SWITZERLAND: Struggling bank Credit Suisse has been rescued by its Swiss competitor UBS in a deal backed by the government.
Sunday’s announcement followed a weekend of emergency talks held in Switzerland between the two banks and the nation’s financial regulators.
The deal, as per the Swiss National Bank, was the most effective method to manage risks to the economy and regain the trust of financial markets.
“We are fully focused on ensuring a smooth transition and seamless experience for our valued clients and customers,” a spokesman from the bank told the press.
Shareholders of Credit Suisse were not allowed to vote on the transaction, and they will receive one share of UBS for every 22.48 shares they currently own, pricing the bank at $3.15 billion (£2.6 billion).
At Friday’s business closing, Credit Suisse was worth about $8 billion.
However, the agreement accomplished what the authorities aimed to do, which was secure a result prior to Monday’s opening of the financial markets.
“A solution has been found to secure financial stability and protect the Swiss economy in this exceptional situation,” the central bank of Switzerland stated in a statement.
The federal government declared that it would provide a $9.6 billion guarantee against possible losses to UBS in order to lessen any risks for the bank.
Additionally, the Swiss central bank has extended a $110 billion liquidity aid offer. Global financial organizations praised the deal without delay.
The “comprehensive set of actions” outlined by the Swiss authorities were praised by the Bank of England. Throughout the planning for today’s announcements, “we have been working closely with international counterparts and will continue to support their implementation.”
It also stated that the UK banking system, which was “capitalized and funded,” still “remains safe and sound.”
The Bank of England and the Financial Conduct Authority (FCA) will continue to interact with the British government “as usual,” according to the UK Treasury, which also expressed support for the merger.

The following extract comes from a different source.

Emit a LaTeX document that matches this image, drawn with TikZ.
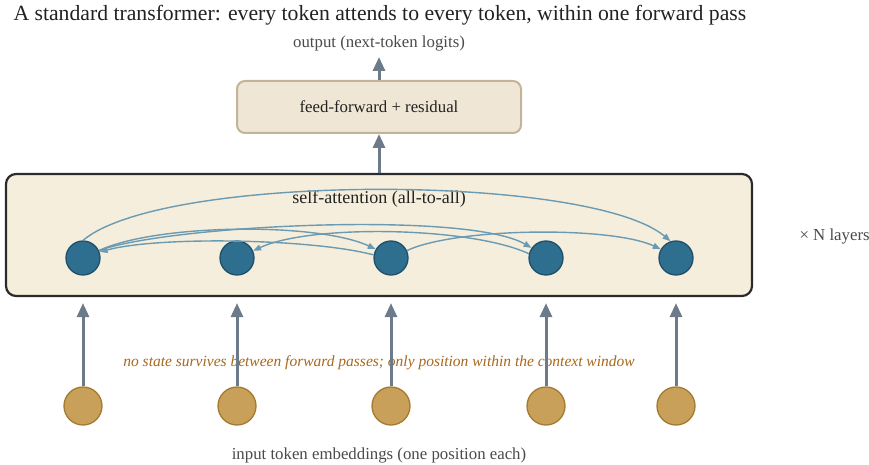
\documentclass[tikz,border=0pt]{standalone}
\usepackage{fontspec}
\setmainfont{Liberation Serif}
\usetikzlibrary{arrows.meta}

\definecolor{titlegray}{HTML}{222222}
\definecolor{labelgray}{HTML}{4A4A4A}
\definecolor{ffbg}{HTML}{EFE6D5}
\definecolor{ffline}{HTML}{C4B497}
\definecolor{attbg}{HTML}{F5EEDC}
\definecolor{boxline}{HTML}{2B2B2B}
\definecolor{tokfill}{HTML}{2E6E8E}
\definecolor{tokline}{HTML}{1F4F6B}
\definecolor{embfill}{HTML}{C9A05A}
\definecolor{embline}{HTML}{A47A30}
\definecolor{flowgray}{HTML}{6C7A89}
\definecolor{attnblue}{HTML}{6A9BB3}
\definecolor{notebrown}{HTML}{A8671C}

\begin{document}
\begin{tikzpicture}[x=1pt,y=1pt,
    every node/.style={font=\fontsize{16.8}{20}\selectfont},
    tok/.style={draw=tokline,fill=tokfill,circle,minimum size=34pt,inner sep=0pt,line width=1.3pt},
    emb/.style={draw=embline,fill=embfill,circle,minimum size=38pt,inner sep=0pt,line width=1.3pt},
    flow/.style={-{Triangle[length=14pt,width=12pt]},line width=3pt,draw=flowgray},
    attn/.style={-{Triangle[length=8pt,width=6pt]},line width=1.4pt,draw=attnblue}]
  \useasboundingbox (0,0) rectangle (869,-465);

  \node[anchor=base west,font=\fontsize{21.7}{26}\selectfont,text=titlegray] (title) at (10,-21)
    {A standard transformer: every token attends to every token, within one forward pass};
  \node[anchor=base,text=labelgray] (out) at (379,-48) {output (next-token logits)};
  \coordinate (outtip) at (379,-57);

  \node[draw=ffline,fill=ffbg,rounded corners=8pt,line width=2pt,minimum width=284pt,
    minimum height=52pt,text=titlegray] (FF) at (379,-107) {feed-forward + residual};
  \node[draw=boxline,fill=attbg,rounded corners=10pt,line width=2.2pt,minimum width=746pt,
    minimum height=122pt] (SA) at (379,-235) {};
  \node[anchor=base,font=\fontsize{18}{22}\selectfont,text=titlegray] (salabel) at (379,-203)
    {self-attention (all-to-all)};
  \node[anchor=base west,text=labelgray] (layers) at (796,-240) {× N layers};

  \node[tok] (T1) at (83,-258) {};
  \node[tok] (T2) at (237,-258) {};
  \node[tok] (T3) at (391,-258) {};
  \node[tok] (T4) at (546,-258) {};
  \node[tok] (T5) at (676,-258) {};

  \node[emb] (E1) at (83,-406) {};
  \node[emb] (E2) at (237,-406) {};
  \node[emb] (E3) at (391,-406) {};
  \node[emb] (E4) at (546,-406) {};
  \node[emb] (E5) at (676,-406) {};

  \node[anchor=base,font=\fontsize{15.5}{18}\selectfont\itshape,text=notebrown] (note) at (379,-366)
    {no state survives between forward passes; only position within the context window};
  \node[anchor=base,text=labelgray] (inlabel) at (379,-459) {input token embeddings (one position each)};

  % attention arcs
  \draw[attn] (T1.north) to[out=40,in=140,looseness=0.46] (T5.108);
  \draw[attn] (T1.25) to[out=25,in=155,looseness=0.59] (T3.150);
  \draw[attn] (T1.25) to[out=20,in=150,looseness=0.44] (T4.145);
  \draw[attn] (T3.170) to[out=165,in=15,looseness=0.58] (T1.20);
  \draw[attn] (T4.166) to[out=155,in=25,looseness=0.59] (T2.24);
  \draw[attn] (T3.25) to[out=25,in=155,looseness=0.55] (T5.150);

  % flow
  \draw[flow,shorten >=6pt] (E1) -- (E1 |- SA.south);
  \draw[flow,shorten >=6pt] (E2) -- (E2 |- SA.south);
  \draw[flow,shorten >=6pt] (E3) -- (E3 |- SA.south);
  \draw[flow,shorten >=6pt] (E4) -- (E4 |- SA.south);
  \draw[flow,shorten >=6pt] (E5) -- (E5 |- SA.south);
  \draw[flow] (SA.north) -- (FF.south);
  \draw[flow] (FF.north) -- (outtip);
\end{tikzpicture}
\end{document}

The FCA declared on Sunday that it was “minded to approve” the takeover in order to support financial stability because both Credit Suisse and UBS have operations in London.
The watchdog said, “The FCA continues to interact closely with UK and international regulatory partners to monitor market developments.”

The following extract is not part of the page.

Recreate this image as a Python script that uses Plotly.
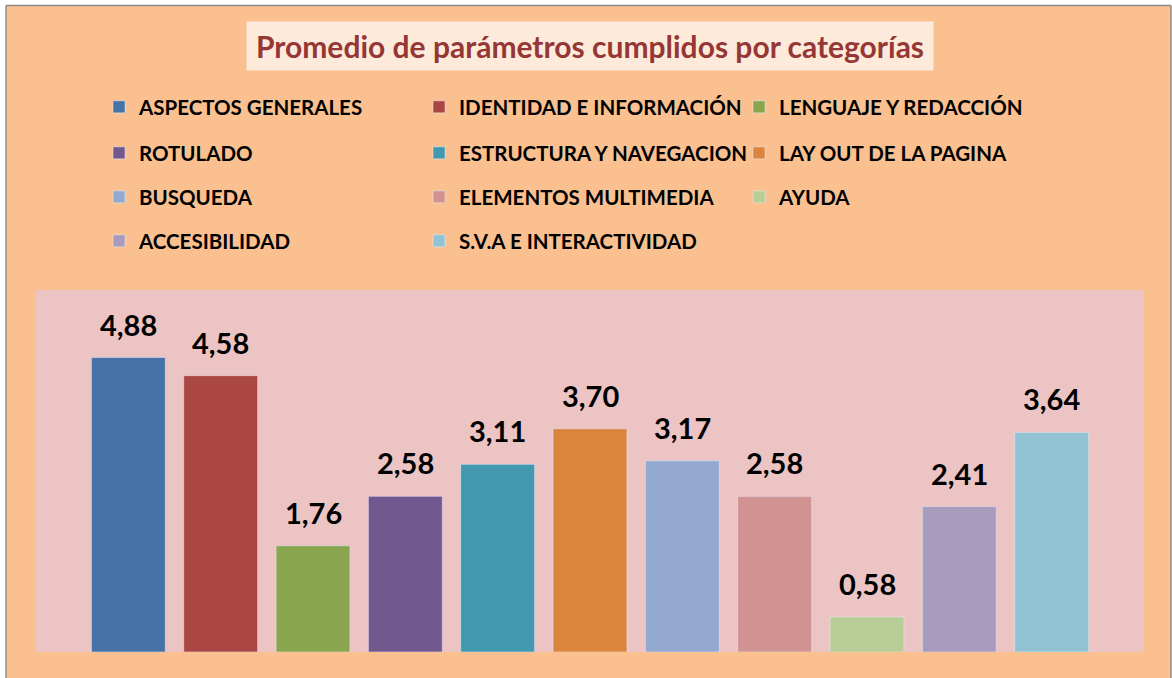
import plotly.graph_objects as go

categories = ["ASPECTOS GENERALES", "IDENTIDAD E INFORMACIÓN", "LENGUAJE Y REDACCIÓN",
              "ROTULADO", "ESTRUCTURA Y NAVEGACION", "LAY OUT DE LA PAGINA",
              "BUSQUEDA", "ELEMENTOS MULTIMEDIA", "AYUDA",
              "ACCESIBILIDAD", "S.V.A E INTERACTIVIDAD"]
values = [4.88, 4.58, 1.76, 2.58, 3.11, 3.70, 3.17, 2.58, 0.58, 2.41, 3.64]
colors = ["#4572A7", "#AA4643", "#89A54E", "#71588F", "#4198AF", "#DB843D",
          "#93A9CF", "#D19392", "#B9CD96", "#A99BBD", "#92C3D4"]
title_text = "Promedio de parámetros cumplidos por categorías"

W, H = 1172, 678
L, R, T, B = 36, 28, 290, 26
pw, ph = W - L - R, H - T - B

def px_x(px):
    return (px - L) / pw

def px_y(py):
    return (H - B - py) / ph

FONT = "Lato"
legend_names = ["legend", "legend2", "legend3", "legend4"]
row_y = [107, 153, 197, 241]

fig = go.Figure()
for i, (c, v, col) in enumerate(zip(categories, values, colors)):
    fig.add_trace(go.Bar(
        x=[i], y=[v], name=c, marker_color=col, width=0.8,
        legend=legend_names[i // 3], hoverinfo="name+y",
    ))

annotations = []
for i, v in enumerate(values):
    annotations.append(dict(
        x=i, y=v, xref="x", yref="y", text=f"<b>{v:.2f}</b>".replace(".", ","),
        showarrow=False, yanchor="bottom", yshift=14,
        font=dict(family=FONT, size=29, color="black"),
    ))
annotations.append(dict(
    x=px_x(590), y=px_y(46), xref="paper", yref="paper", text=f"<b>{title_text}</b>",
    showarrow=False, xanchor="center", yanchor="middle",
    width=686, height=48, bgcolor="#FDEADA", borderpad=0,
    font=dict(family=FONT, size=30, color="#953735"),
))

layout_legends = {}
for k, name in enumerate(legend_names):
    layout_legends[name] = dict(
        orientation="h", x=px_x(99), y=px_y(row_y[k]), xanchor="left", yanchor="middle",
        bgcolor="rgba(0,0,0,0)", entrywidth=275, entrywidthmode="pixels",
        font=dict(family=FONT, size=20.5, color="black", weight="bold"),
        itemclick=False, itemdoubleclick=False,
    )

border = "#8C8C8C"
shapes = [
    dict(type="rect", xref="paper", yref="paper", layer="below",
         x0=px_x(0), x1=px_x(W), y0=px_y(5.5), y1=px_y(0),
         fillcolor="white", line=dict(width=0)),
    dict(type="rect", xref="paper", yref="paper", layer="below",
         x0=px_x(0), x1=px_x(6), y0=px_y(H), y1=px_y(0),
         fillcolor="white", line=dict(width=0)),
    dict(type="rect", xref="paper", yref="paper", layer="below",
         x0=px_x(1171), x1=px_x(W), y0=px_y(H), y1=px_y(0),
         fillcolor="white", line=dict(width=0)),
    dict(type="line", xref="paper", yref="paper", layer="below",
         x0=px_x(6), x1=px_x(1171), y0=px_y(5.5), y1=px_y(5.5),
         line=dict(color=border, width=1.5)),
    dict(type="line", xref="paper", yref="paper", layer="below",
         x0=px_x(6), x1=px_x(6), y0=px_y(5.5), y1=px_y(H + 2),
         line=dict(color=border, width=1.5)),
    dict(type="line", xref="paper", yref="paper", layer="below",
         x0=px_x(1171), x1=px_x(1171), y0=px_y(5.5), y1=px_y(H + 2),
         line=dict(color=border, width=1.5)),
]

fig.update_layout(
    width=W, height=H,
    margin=dict(l=L, r=R, t=T, b=B, autoexpand=False),
    paper_bgcolor="#FAC090",
    plot_bgcolor="#ECC4C4",
    barmode="overlay",
    showlegend=True,
    annotations=annotations,
    xaxis=dict(range=[-1, 11], visible=False, fixedrange=True),
    yaxis=dict(range=[0, 6], visible=False, fixedrange=True),
    shapes=shapes,
    **layout_legends,
)

fig.write_html("out.html", config={"displayModeBar": False},
               post_script="document.body.style.margin='0';")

The head of the European Central Bank, Christine Lagarde, expressed her appreciation for the “swift action” of the Swiss officials. The European Central Bank president’s remarks were mirrored in the United States.
Both Jerome Powell, chairman of the Federal Reserve Board, and Janet Yellen, Treasury Secretary, said that the Swiss government’s announcement supported “financial stability.”
Colm Kelleher, chairman of UBS, said Credit Suisse was a “very fine asset we are determined to keep” in a statement made in Bern, Switzerland, following the announcement made on Sunday night.
The weekend agreement comes after the Swiss National Bank’s emergency $54 billion lifeline on Wednesday failed to calm the markets, and Credit Suisse shares fell 24%, sparking a larger sell-off on European stock markets.
The 167-year-old bank is losing money and has experienced a number of issues recently, including accusations of money fraud.